Known as “The Intimidator,” the Kannapolis native earned the nickname because of the menacing black car that became his trademark and an aggressive driving style in which he would do anything — including wrecking a rival — to get to the finish line first. It’s an approach that earned him a legion of passionate fans, along with 76 wins and seven NASCAR Cup championships — tied with Richard Petty and Jimmie Johnson for the most ever.

“He was to NASCAR what Elvis was to rock ’n’ roll,” former crew chief Larry McReynolds said.


Although he might not have been as popular with his fellow drivers as he was with his fans, he clearly had their respect. That was illustrated on Feb. 15, 1998, when, after 19 unsuccessful attempts and numerous close calls, Earnhardt finally won his first Daytona 500. When the race was over every crew member of every team lined on pit road to congratulate him.

Dale Earnhardt’s aggressive driving in the black No. 3 contributed to his nickname, The Intimidator. (Larry Woodall / AP Photo)

Three years later on the same track, Earnhardt was killed in a crash on the final lap of the 500 — a race that was won by Michael Waltrip in a car Earnhardt owned. His death rocked the sport, but it also underscored how influential he was. Because of the circumstances surrounding his accident, NASCAR altered its safety rules, including the mandatory use of the HANS device — a head and neck restraint Earnhardt refused to wear because he considered it uncomfortable.

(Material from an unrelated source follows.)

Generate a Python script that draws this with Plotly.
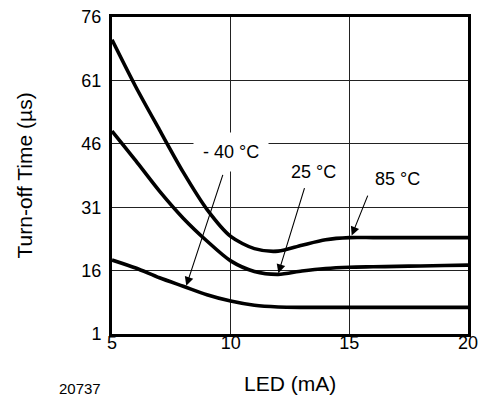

A second-generation driver whose father Ralph won the NASCAR Sportsman championship in 1956, his son Dale Jr. went on to win 26 races and become the face of his generation of Cup drivers. In addition to his Cup success, Earnhardt Sr. also set records with 11 wins and four titles in the IROC series, which featured drivers from different styles of racing. He was a member of the inaugural class of inductees to the NASCAR Hall of Fame in 2010.